- _DATA LINES_:
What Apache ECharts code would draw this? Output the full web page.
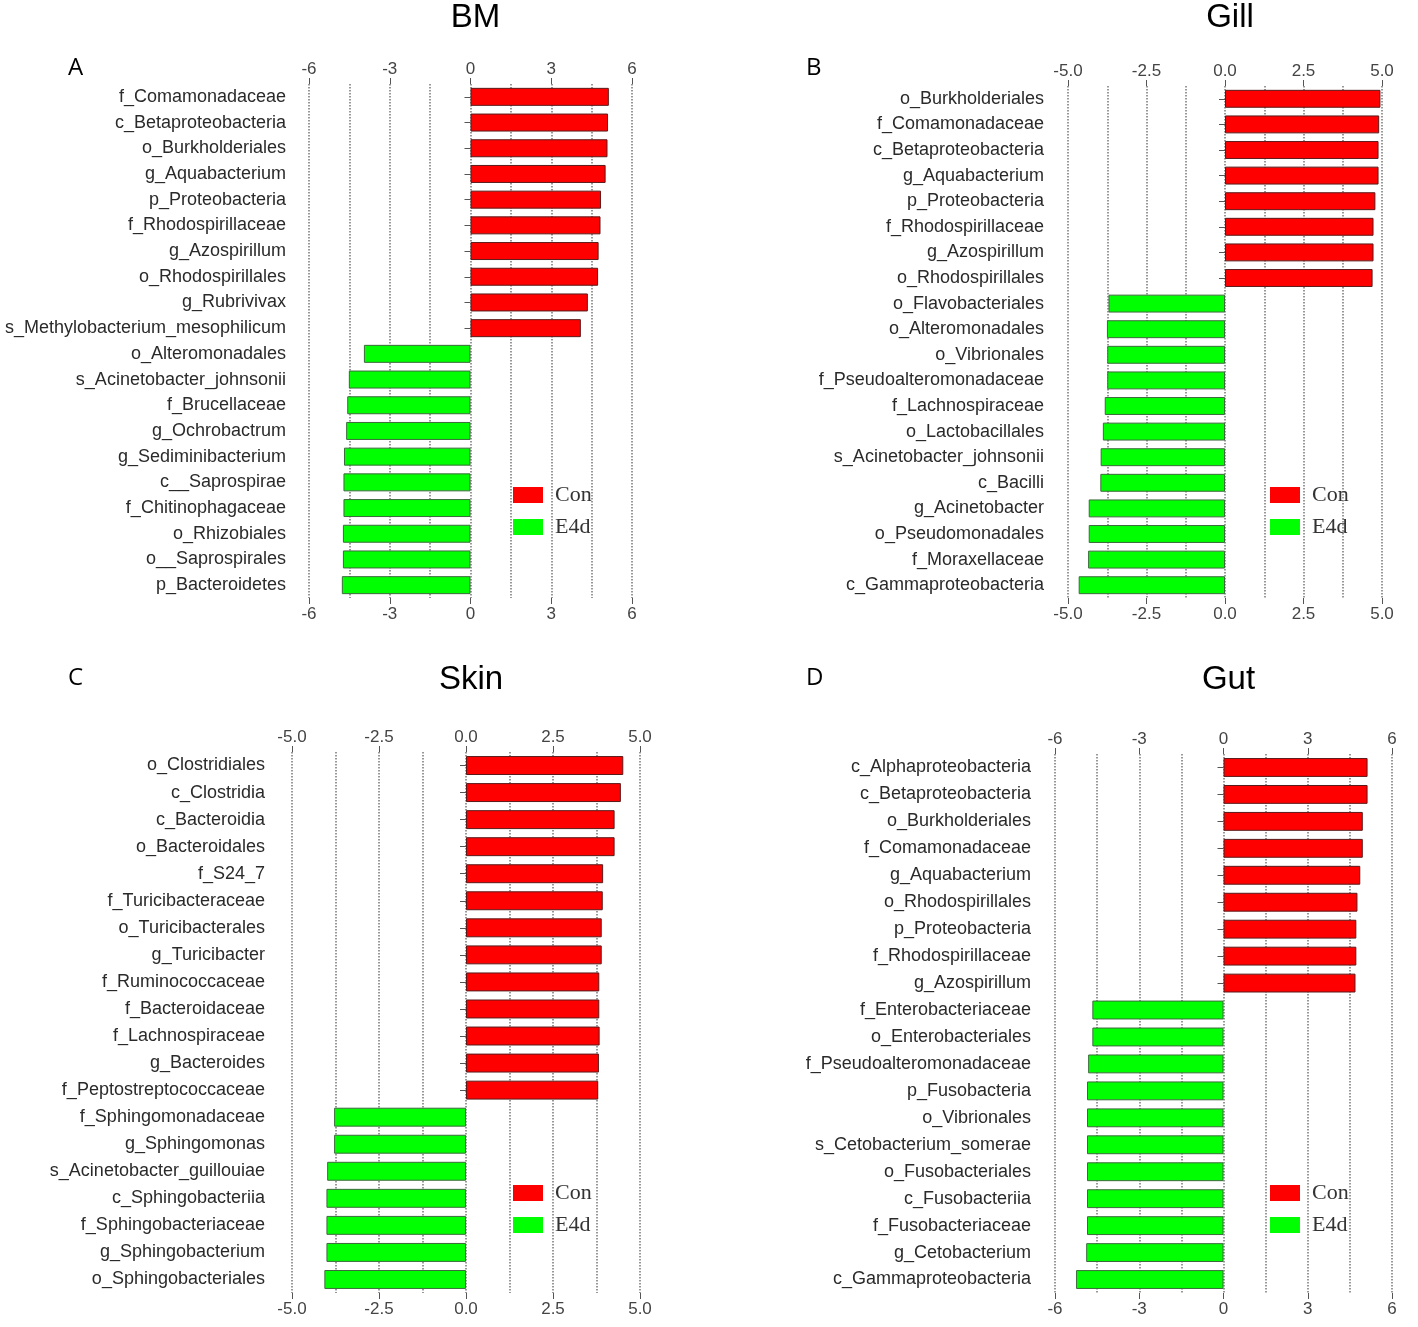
<!DOCTYPE html>
<html lang="en">
<head>
    <meta charset="UTF-8">
    <title>LEfSe LDA</title>
    <script src="https://cdn.jsdelivr.net/npm/echarts@6/dist/echarts.min.js"></script>
    <style>
        html, body {margin: 0; padding: 0; background: #fff;}
        #main {width: 1418px; height: 1327px;}
    </style>
</head>
<body>
<div id="main"></div>
<script type="text/javascript">
    // BM
    var bmNames = ['f_Comamonadaceae', 'c_Betaproteobacteria', 'o_Burkholderiales', 'g_Aquabacterium',
        'p_Proteobacteria', 'f_Rhodospirillaceae', 'g_Azospirillum', 'o_Rhodospirillales', 'g_Rubrivivax',
        's_Methylobacterium_mesophilicum', 'o_Alteromonadales', 's_Acinetobacter_johnsonii', 'f_Brucellaceae',
        'g_Ochrobactrum', 'g_Sediminibacterium', 'c__Saprospirae', 'f_Chitinophagaceae', 'o_Rhizobiales',
        'o__Saprospirales', 'p_Bacteroidetes'];
    var bmLda = [5.14, 5.11, 5.09, 5.02, 4.85, 4.83, 4.76, 4.74, 4.36, 4.10,
        -3.96, -4.52, -4.58, -4.62, -4.70, -4.72, -4.72, -4.74, -4.74, -4.78];

    // Gill
    var gillNames = ['o_Burkholderiales', 'f_Comamonadaceae', 'c_Betaproteobacteria', 'g_Aquabacterium',
        'p_Proteobacteria', 'f_Rhodospirillaceae', 'g_Azospirillum', 'o_Rhodospirillales', 'o_Flavobacteriales',
        'o_Alteromonadales', 'o_Vibrionales', 'f_Pseudoalteromonadaceae', 'f_Lachnospiraceae', 'o_Lactobacillales',
        's_Acinetobacter_johnsonii', 'c_Bacilli', 'g_Acinetobacter', 'o_Pseudomonadales', 'f_Moraxellaceae',
        'c_Gammaproteobacteria'];
    var gillLda = [4.95, 4.91, 4.89, 4.89, 4.79, 4.73, 4.73, 4.70,
        -3.71, -3.76, -3.75, -3.75, -3.83, -3.89, -3.96, -3.97, -4.34, -4.34, -4.36, -4.66];

    // Skin
    var skinNames = ['o_Clostridiales', 'c_Clostridia', 'c_Bacteroidia', 'o_Bacteroidales', 'f_S24_7',
        'f_Turicibacteraceae', 'o_Turicibacterales', 'g_Turicibacter', 'f_Ruminococcaceae', 'f_Bacteroidaceae',
        'f_Lachnospiraceae', 'g_Bacteroides', 'f_Peptostreptococcaceae', 'f_Sphingomonadaceae', 'g_Sphingomonas',
        's_Acinetobacter_guillouiae', 'c_Sphingobacteriia', 'f_Sphingobacteriaceae', 'g_Sphingobacterium',
        'o_Sphingobacteriales'];
    var skinLda = [4.52, 4.45, 4.27, 4.27, 3.94, 3.93, 3.90, 3.90, 3.83, 3.83, 3.84, 3.82, 3.80,
        -3.79, -3.79, -3.99, -4.01, -4.01, -4.01, -4.07];

    // Gut
    var gutNames = ['c_Alphaproteobacteria', 'c_Betaproteobacteria', 'o_Burkholderiales', 'f_Comamonadaceae',
        'g_Aquabacterium', 'o_Rhodospirillales', 'p_Proteobacteria', 'f_Rhodospirillaceae', 'g_Azospirillum',
        'f_Enterobacteriaceae', 'o_Enterobacteriales', 'f_Pseudoalteromonadaceae', 'p_Fusobacteria',
        'o_Vibrionales', 's_Cetobacterium_somerae', 'o_Fusobacteriales', 'c_Fusobacteriia',
        'f_Fusobacteriaceae', 'g_Cetobacterium', 'c_Gammaproteobacteria'];
    var gutLda = [5.13, 5.13, 4.96, 4.96, 4.87, 4.77, 4.73, 4.73, 4.70,
        -4.67, -4.67, -4.82, -4.86, -4.86, -4.86, -4.86, -4.86, -4.86, -4.89, -5.25];

    var groups = ['Con', 'E4d'];

    var panels = [
        {title: 'BM', letter: 'A', names: bmNames, lda: bmLda, lim: 6, step: 3,
            grid: {left: 309, top: 84, width: 323, height: 514}, yOff: 15,
            titleTop: -4, letterPos: [63, 51], legend: [513, 484]},
        {title: 'Gill', letter: 'B', names: gillNames, lda: gillLda, lim: 5, step: 2.5,
            grid: {left: 1068, top: 86, width: 314, height: 512}, yOff: 16,
            titleTop: -4, letterPos: [801, 51], legend: [1270, 484]},
        {title: 'Skin', letter: 'C', names: skinNames, lda: skinLda, lim: 5, step: 2.5,
            grid: {left: 292, top: 752, width: 348, height: 541}, yOff: 19,
            titleTop: 658, letterPos: [63, 661], legend: [513, 1182]},
        {title: 'Gut', letter: 'D', names: gutNames, lda: gutLda, lim: 6, step: 3,
            grid: {left: 1055, top: 754, width: 337, height: 539}, yOff: 16,
            titleTop: 658, letterPos: [801, 661], legend: [1270, 1182]}
    ];

    var font = 'Liberation Sans, Arial, sans-serif';
    var option = {
        animation: false,
        backgroundColor: '#fff',
        title: [], legend: [], grid: [], xAxis: [], yAxis: [], series: []
    };

    panels.forEach(function (p, i) {
        var g = p.grid;
        option.grid.push({left: g.left, top: g.top, width: g.width, height: g.height});
        option.title.push({
            text: p.title, left: g.left + g.width / 2, top: p.titleTop, textAlign: 'center',
            textStyle: {fontFamily: font, fontSize: 33, fontWeight: 'normal', color: '#000'}
        });
        option.title.push({
            text: p.letter, left: p.letterPos[0], top: p.letterPos[1],
            textStyle: {fontFamily: 'Open Sans, sans-serif', fontSize: 24, fontWeight: 'normal', color: '#000'}
        });
        option.legend.push({
            data: groups, orient: 'vertical', left: p.legend[0], top: p.legend[1], padding: 0,
            itemWidth: 30, itemHeight: 16, itemGap: 10, icon: 'rect',
            itemStyle: {borderWidth: 0},
            textStyle: {fontFamily: 'Liberation Serif, Times New Roman, serif', fontSize: 22, color: '#333',
                padding: [0, 0, 0, 7]}
        });
        var fmt = function (v) {
            return p.step === 3 ? String(v) : v.toFixed(1);
        };
        var dotted = {show: true, lineStyle: {type: 'dotted', color: '#777', width: 1.5}};
        // top axis carries the dotted grid
        option.xAxis.push({
            type: 'value', gridIndex: i, position: 'top', min: -p.lim, max: p.lim, interval: p.step,
            axisLine: {show: false},
            axisTick: {show: true, length: 6, lineStyle: {color: '#555'}},
            axisLabel: {margin: 6, fontFamily: font, fontSize: 17, color: '#444', formatter: fmt},
            splitLine: dotted,
            minorTick: {show: false, splitNumber: 2},
            minorSplitLine: dotted
        });
        option.xAxis.push({
            type: 'value', gridIndex: i, position: 'bottom', min: -p.lim, max: p.lim, interval: p.step,
            axisLine: {show: false},
            axisTick: {show: true, length: 6, lineStyle: {color: '#555'}},
            axisLabel: {margin: 8, fontFamily: font, fontSize: 17, color: '#444', formatter: fmt},
            splitLine: {show: false}
        });
        option.yAxis.push({
            type: 'category', gridIndex: i, data: p.names, inverse: true, offset: p.yOff,
            axisLine: {show: false},
            axisTick: {show: true, alignWithLabel: true, length: 6, lineStyle: {color: '#555'}},
            axisLabel: {margin: 8, fontFamily: font, fontSize: 18, color: '#2a2a2a'},
            splitLine: {show: false}
        });
        option.series.push({
            name: 'Con', type: 'bar', xAxisIndex: i * 2, yAxisIndex: i, stack: 'p' + i, barWidth: '70%',
            itemStyle: {color: '#ff0000', borderColor: '#5a1a1a', borderWidth: 1},
            data: p.lda.map(function (v) { return v > 0 ? v : '-'; })
        });
        option.series.push({
            name: 'E4d', type: 'bar', xAxisIndex: i * 2, yAxisIndex: i, stack: 'p' + i, barWidth: '70%',
            itemStyle: {color: '#00ff00', borderColor: '#3c6a3c', borderWidth: 1},
            data: p.lda.map(function (v) { return v < 0 ? v : '-'; })
        });
    });

    var myChart = echarts.init(document.getElementById('main'));
    myChart.setOption(option);
</script>
</body>
</html>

- _STATED EXERCISE_:
Starting at the top of the listing above, reproduce each line up to and including the one with "-4.74, -4.74, -4.78];"; omit the pictures.

- _OUTPUT FOR THIS EXERCISE_:
What Apache ECharts code would draw this? Output the full web page.
<!DOCTYPE html>
<html lang="en">
<head>
    <meta charset="UTF-8">
    <title>LEfSe LDA</title>
    <script src="https://cdn.jsdelivr.net/npm/echarts@6/dist/echarts.min.js"></script>
    <style>
        html, body {margin: 0; padding: 0; background: #fff;}
        #main {width: 1418px; height: 1327px;}
    </style>
</head>
<body>
<div id="main"></div>
<script type="text/javascript">
    // BM
    var bmNames = ['f_Comamonadaceae', 'c_Betaproteobacteria', 'o_Burkholderiales', 'g_Aquabacterium',
        'p_Proteobacteria', 'f_Rhodospirillaceae', 'g_Azospirillum', 'o_Rhodospirillales', 'g_Rubrivivax',
        's_Methylobacterium_mesophilicum', 'o_Alteromonadales', 's_Acinetobacter_johnsonii', 'f_Brucellaceae',
        'g_Ochrobactrum', 'g_Sediminibacterium', 'c__Saprospirae', 'f_Chitinophagaceae', 'o_Rhizobiales',
        'o__Saprospirales', 'p_Bacteroidetes'];
    var bmLda = [5.14, 5.11, 5.09, 5.02, 4.85, 4.83, 4.76, 4.74, 4.36, 4.10,
        -3.96, -4.52, -4.58, -4.62, -4.70, -4.72, -4.72, -4.74, -4.74, -4.78];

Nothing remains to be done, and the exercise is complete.